**What the task requires:** Copy out, with no alterations, the lines below running from the one containing "Write the Chart.js code for this chart." to the one containing "var naranja = '#f4900c';", inclusive at each end; pictures are omitted.
┄┄┄┄┄┄┄┄┄┄
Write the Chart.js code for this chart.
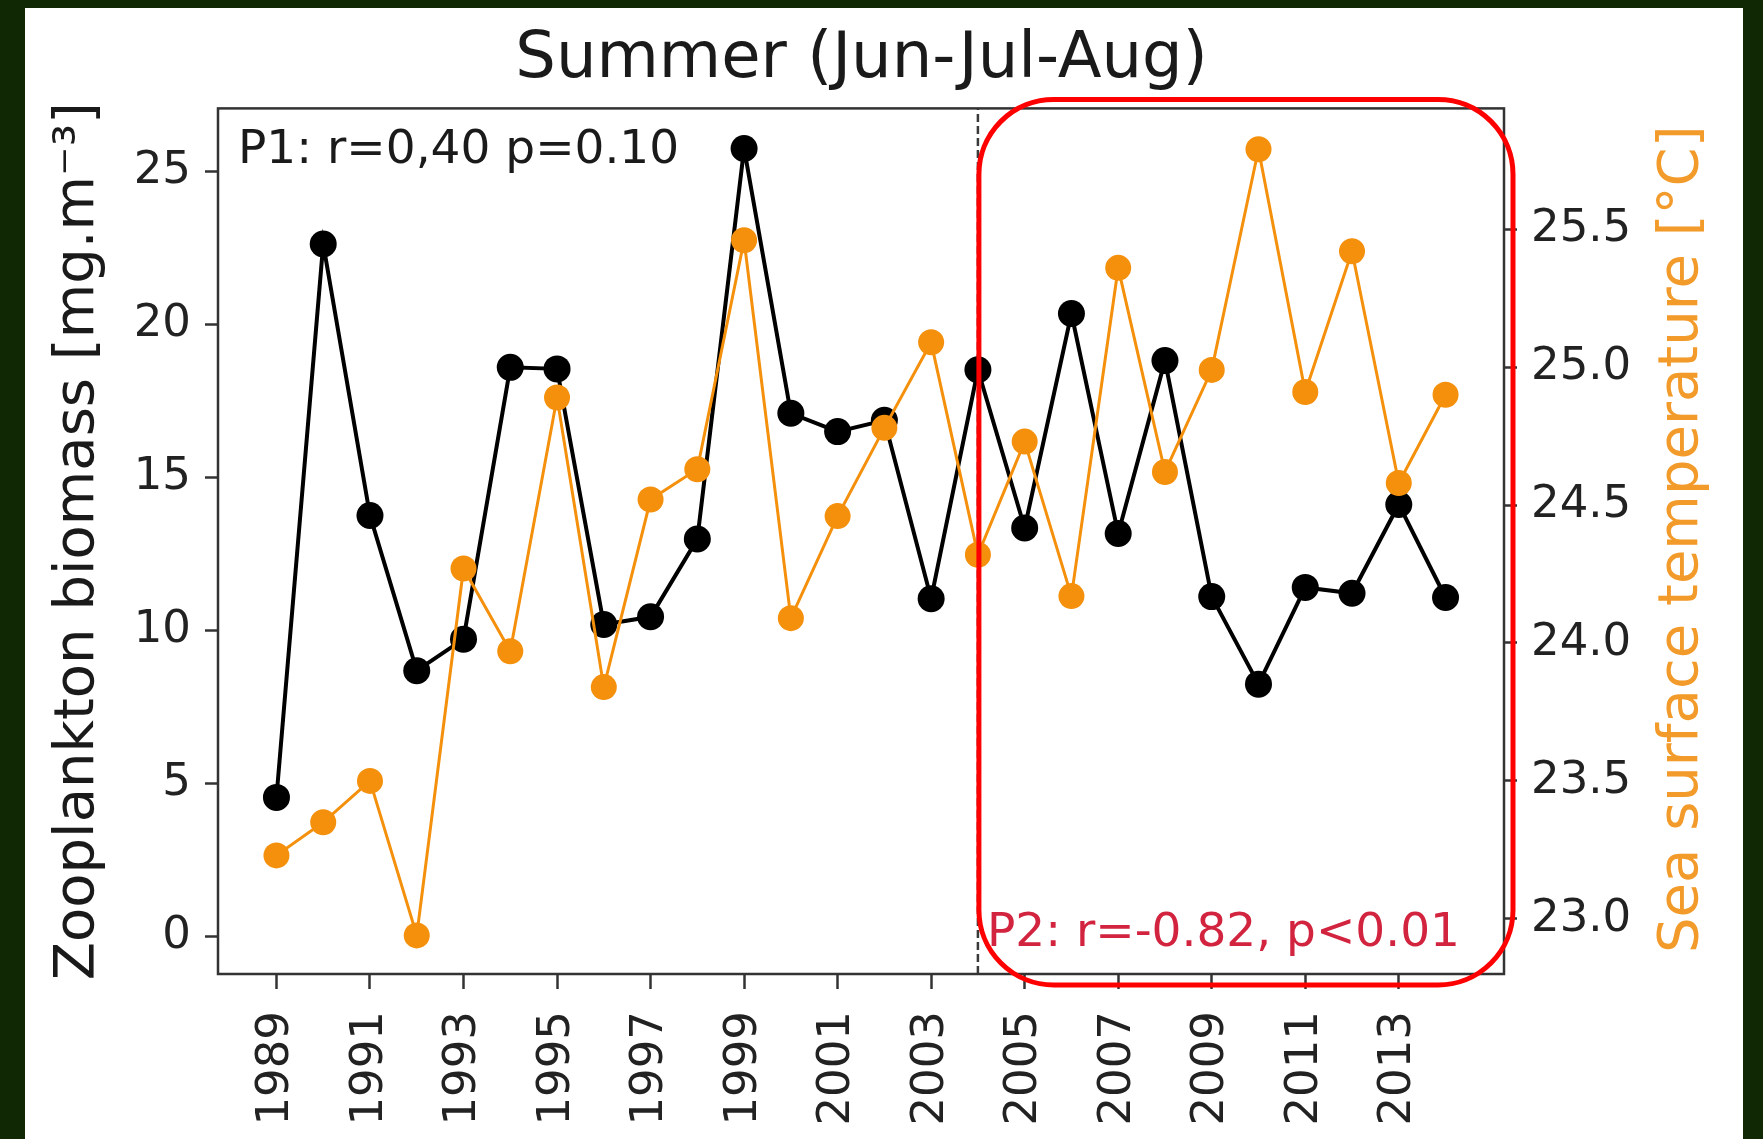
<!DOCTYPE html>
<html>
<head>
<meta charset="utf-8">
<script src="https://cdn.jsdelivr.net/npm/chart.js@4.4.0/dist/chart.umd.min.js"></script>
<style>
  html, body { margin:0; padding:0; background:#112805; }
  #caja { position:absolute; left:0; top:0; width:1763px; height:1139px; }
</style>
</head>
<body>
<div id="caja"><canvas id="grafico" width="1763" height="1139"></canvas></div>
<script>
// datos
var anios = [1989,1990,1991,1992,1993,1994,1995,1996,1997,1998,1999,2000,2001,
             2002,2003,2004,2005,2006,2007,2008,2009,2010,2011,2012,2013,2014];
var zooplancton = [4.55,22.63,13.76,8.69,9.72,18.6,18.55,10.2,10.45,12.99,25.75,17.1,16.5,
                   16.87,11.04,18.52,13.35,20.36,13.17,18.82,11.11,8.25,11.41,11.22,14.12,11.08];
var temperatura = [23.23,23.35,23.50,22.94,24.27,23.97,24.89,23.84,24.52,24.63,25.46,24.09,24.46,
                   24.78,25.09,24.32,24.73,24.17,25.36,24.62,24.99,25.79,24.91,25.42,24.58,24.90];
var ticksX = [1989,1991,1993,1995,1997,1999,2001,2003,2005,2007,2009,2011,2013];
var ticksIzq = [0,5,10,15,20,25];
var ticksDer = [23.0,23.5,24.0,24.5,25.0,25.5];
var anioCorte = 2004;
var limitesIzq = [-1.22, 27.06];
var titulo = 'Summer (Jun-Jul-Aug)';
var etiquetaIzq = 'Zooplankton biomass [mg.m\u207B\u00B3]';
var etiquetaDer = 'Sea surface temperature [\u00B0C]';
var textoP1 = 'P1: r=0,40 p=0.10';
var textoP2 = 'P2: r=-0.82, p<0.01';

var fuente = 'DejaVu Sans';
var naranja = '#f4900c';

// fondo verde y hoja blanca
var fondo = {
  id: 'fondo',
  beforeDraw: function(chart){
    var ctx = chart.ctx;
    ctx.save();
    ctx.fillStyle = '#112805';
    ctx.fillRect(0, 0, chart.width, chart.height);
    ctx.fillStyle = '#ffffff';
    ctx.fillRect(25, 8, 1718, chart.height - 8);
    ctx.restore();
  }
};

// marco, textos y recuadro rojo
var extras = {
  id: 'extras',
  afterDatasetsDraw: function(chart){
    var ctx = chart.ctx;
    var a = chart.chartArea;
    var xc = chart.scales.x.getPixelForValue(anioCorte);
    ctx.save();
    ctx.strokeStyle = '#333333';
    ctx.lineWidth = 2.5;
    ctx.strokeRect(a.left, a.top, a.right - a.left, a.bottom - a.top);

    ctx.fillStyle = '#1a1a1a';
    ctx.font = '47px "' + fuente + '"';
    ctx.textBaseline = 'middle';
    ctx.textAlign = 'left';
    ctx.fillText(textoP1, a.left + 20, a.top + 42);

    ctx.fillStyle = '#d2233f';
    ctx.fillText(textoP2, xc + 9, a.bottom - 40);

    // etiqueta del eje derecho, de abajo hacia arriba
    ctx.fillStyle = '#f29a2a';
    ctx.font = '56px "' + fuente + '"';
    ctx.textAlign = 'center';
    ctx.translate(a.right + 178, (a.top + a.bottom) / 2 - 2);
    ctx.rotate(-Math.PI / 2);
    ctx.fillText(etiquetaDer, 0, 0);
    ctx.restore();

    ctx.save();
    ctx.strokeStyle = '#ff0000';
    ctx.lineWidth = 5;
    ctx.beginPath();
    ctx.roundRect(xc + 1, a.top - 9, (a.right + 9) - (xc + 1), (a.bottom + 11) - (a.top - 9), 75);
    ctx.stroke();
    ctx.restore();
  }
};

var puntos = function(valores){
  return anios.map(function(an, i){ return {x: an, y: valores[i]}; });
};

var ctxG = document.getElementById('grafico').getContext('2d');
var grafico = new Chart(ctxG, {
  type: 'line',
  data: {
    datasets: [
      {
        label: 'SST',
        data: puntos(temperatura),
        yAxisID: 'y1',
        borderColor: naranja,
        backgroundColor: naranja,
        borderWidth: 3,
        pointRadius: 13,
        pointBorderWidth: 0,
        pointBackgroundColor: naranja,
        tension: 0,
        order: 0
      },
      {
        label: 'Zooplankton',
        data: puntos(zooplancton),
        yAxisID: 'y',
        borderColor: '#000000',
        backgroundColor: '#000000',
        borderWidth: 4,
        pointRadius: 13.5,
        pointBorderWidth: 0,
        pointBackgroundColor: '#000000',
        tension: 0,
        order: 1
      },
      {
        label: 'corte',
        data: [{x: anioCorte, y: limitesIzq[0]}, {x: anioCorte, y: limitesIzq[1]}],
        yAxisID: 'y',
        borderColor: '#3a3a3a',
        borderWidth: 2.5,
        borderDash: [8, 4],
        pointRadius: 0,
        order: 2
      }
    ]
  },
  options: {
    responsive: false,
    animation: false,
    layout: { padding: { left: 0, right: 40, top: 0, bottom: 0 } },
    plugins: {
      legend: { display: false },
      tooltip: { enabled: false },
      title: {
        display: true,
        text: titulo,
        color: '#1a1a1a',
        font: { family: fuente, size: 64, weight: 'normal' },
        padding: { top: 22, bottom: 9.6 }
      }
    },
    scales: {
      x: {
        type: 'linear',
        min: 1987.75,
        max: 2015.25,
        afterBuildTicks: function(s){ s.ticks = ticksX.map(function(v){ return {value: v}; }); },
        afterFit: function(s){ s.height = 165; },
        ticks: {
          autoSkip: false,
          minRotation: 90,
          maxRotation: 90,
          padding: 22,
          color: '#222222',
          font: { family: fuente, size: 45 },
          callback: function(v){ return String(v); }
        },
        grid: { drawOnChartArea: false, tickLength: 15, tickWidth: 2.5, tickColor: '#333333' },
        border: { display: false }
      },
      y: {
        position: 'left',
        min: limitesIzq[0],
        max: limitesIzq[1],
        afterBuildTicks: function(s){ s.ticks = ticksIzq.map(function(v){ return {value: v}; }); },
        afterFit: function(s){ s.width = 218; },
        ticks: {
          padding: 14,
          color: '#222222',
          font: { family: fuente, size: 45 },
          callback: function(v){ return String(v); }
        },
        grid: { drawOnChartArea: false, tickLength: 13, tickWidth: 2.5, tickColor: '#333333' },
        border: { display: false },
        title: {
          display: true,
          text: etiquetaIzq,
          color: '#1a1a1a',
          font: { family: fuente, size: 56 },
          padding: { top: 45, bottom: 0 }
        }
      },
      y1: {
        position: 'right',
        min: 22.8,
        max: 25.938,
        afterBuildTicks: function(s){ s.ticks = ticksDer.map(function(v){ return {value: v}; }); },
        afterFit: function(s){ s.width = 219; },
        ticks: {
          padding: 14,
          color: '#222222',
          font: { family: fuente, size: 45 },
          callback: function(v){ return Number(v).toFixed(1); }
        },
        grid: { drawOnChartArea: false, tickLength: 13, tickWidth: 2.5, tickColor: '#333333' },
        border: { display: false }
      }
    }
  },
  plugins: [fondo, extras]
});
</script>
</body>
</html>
┄┄┄┄┄┄┄┄┄┄
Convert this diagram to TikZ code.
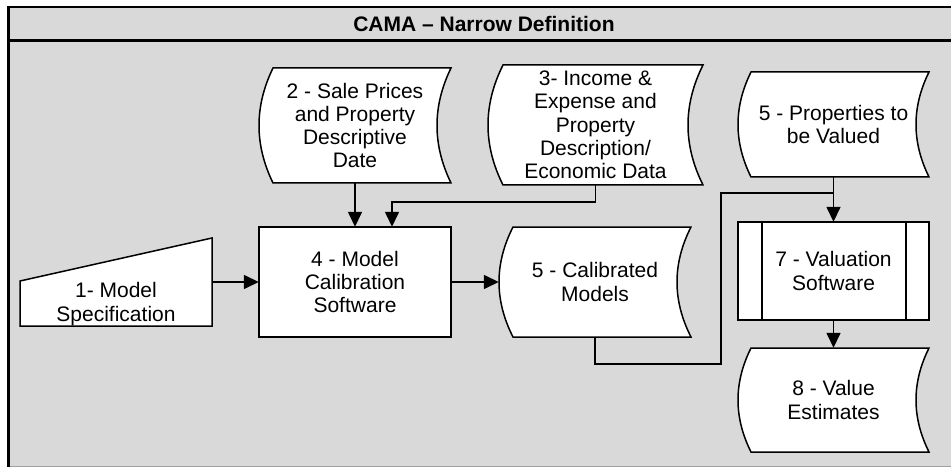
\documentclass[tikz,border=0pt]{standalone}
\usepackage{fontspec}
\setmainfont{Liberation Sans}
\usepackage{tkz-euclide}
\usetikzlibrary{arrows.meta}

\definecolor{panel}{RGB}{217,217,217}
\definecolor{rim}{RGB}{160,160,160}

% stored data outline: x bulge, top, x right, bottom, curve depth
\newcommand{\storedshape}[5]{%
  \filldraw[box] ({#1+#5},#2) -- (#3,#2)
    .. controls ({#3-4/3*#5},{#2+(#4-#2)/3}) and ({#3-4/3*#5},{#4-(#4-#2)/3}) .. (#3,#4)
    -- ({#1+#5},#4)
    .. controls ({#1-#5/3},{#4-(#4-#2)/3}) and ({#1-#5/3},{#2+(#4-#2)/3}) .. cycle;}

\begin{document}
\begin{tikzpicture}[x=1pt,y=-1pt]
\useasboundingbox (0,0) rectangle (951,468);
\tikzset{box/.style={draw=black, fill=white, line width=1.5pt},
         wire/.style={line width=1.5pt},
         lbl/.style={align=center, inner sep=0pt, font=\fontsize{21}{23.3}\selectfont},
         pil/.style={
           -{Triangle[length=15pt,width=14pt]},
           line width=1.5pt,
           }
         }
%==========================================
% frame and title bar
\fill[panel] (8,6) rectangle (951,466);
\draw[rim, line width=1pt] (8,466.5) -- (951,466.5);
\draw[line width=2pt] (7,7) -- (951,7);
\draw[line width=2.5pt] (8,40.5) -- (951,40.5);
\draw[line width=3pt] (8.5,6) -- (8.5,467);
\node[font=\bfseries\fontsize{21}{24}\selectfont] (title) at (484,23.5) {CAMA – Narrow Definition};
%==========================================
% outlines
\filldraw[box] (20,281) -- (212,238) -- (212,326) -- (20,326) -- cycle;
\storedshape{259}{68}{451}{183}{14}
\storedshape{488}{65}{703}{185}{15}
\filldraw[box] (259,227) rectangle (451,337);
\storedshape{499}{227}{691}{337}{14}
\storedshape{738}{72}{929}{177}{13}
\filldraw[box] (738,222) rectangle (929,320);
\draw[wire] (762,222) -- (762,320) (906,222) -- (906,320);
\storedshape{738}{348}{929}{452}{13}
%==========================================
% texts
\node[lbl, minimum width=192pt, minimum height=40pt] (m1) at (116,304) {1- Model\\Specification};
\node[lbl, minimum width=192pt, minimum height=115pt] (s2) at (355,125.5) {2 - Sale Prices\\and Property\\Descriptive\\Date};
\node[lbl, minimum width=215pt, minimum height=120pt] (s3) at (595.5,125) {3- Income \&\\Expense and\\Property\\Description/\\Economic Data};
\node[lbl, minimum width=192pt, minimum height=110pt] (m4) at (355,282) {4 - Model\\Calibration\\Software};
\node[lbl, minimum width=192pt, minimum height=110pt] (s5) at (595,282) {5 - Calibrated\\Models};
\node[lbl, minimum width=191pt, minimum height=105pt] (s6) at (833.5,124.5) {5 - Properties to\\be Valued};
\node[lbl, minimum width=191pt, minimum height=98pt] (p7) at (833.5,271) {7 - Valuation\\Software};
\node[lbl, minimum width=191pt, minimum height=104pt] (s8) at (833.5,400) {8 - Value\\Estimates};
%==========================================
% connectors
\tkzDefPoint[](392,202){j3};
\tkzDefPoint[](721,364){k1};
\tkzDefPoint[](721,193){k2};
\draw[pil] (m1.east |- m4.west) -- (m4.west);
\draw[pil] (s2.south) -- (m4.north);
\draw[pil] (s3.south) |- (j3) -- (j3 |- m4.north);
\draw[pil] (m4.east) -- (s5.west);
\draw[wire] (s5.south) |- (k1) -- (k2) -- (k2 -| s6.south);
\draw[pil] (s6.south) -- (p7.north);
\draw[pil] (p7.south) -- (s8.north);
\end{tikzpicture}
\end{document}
┄┄┄┄┄┄┄┄┄┄
**Correct output:**
Write the Chart.js code for this chart.
<!DOCTYPE html>
<html>
<head>
<meta charset="utf-8">
<script src="https://cdn.jsdelivr.net/npm/chart.js@4.4.0/dist/chart.umd.min.js"></script>
<style>
  html, body { margin:0; padding:0; background:#112805; }
  #caja { position:absolute; left:0; top:0; width:1763px; height:1139px; }
</style>
</head>
<body>
<div id="caja"><canvas id="grafico" width="1763" height="1139"></canvas></div>
<script>
// datos
var anios = [1989,1990,1991,1992,1993,1994,1995,1996,1997,1998,1999,2000,2001,
             2002,2003,2004,2005,2006,2007,2008,2009,2010,2011,2012,2013,2014];
var zooplancton = [4.55,22.63,13.76,8.69,9.72,18.6,18.55,10.2,10.45,12.99,25.75,17.1,16.5,
                   16.87,11.04,18.52,13.35,20.36,13.17,18.82,11.11,8.25,11.41,11.22,14.12,11.08];
var temperatura = [23.23,23.35,23.50,22.94,24.27,23.97,24.89,23.84,24.52,24.63,25.46,24.09,24.46,
                   24.78,25.09,24.32,24.73,24.17,25.36,24.62,24.99,25.79,24.91,25.42,24.58,24.90];
var ticksX = [1989,1991,1993,1995,1997,1999,2001,2003,2005,2007,2009,2011,2013];
var ticksIzq = [0,5,10,15,20,25];
var ticksDer = [23.0,23.5,24.0,24.5,25.0,25.5];
var anioCorte = 2004;
var limitesIzq = [-1.22, 27.06];
var titulo = 'Summer (Jun-Jul-Aug)';
var etiquetaIzq = 'Zooplankton biomass [mg.m\u207B\u00B3]';
var etiquetaDer = 'Sea surface temperature [\u00B0C]';
var textoP1 = 'P1: r=0,40 p=0.10';
var textoP2 = 'P2: r=-0.82, p<0.01';

var fuente = 'DejaVu Sans';
var naranja = '#f4900c';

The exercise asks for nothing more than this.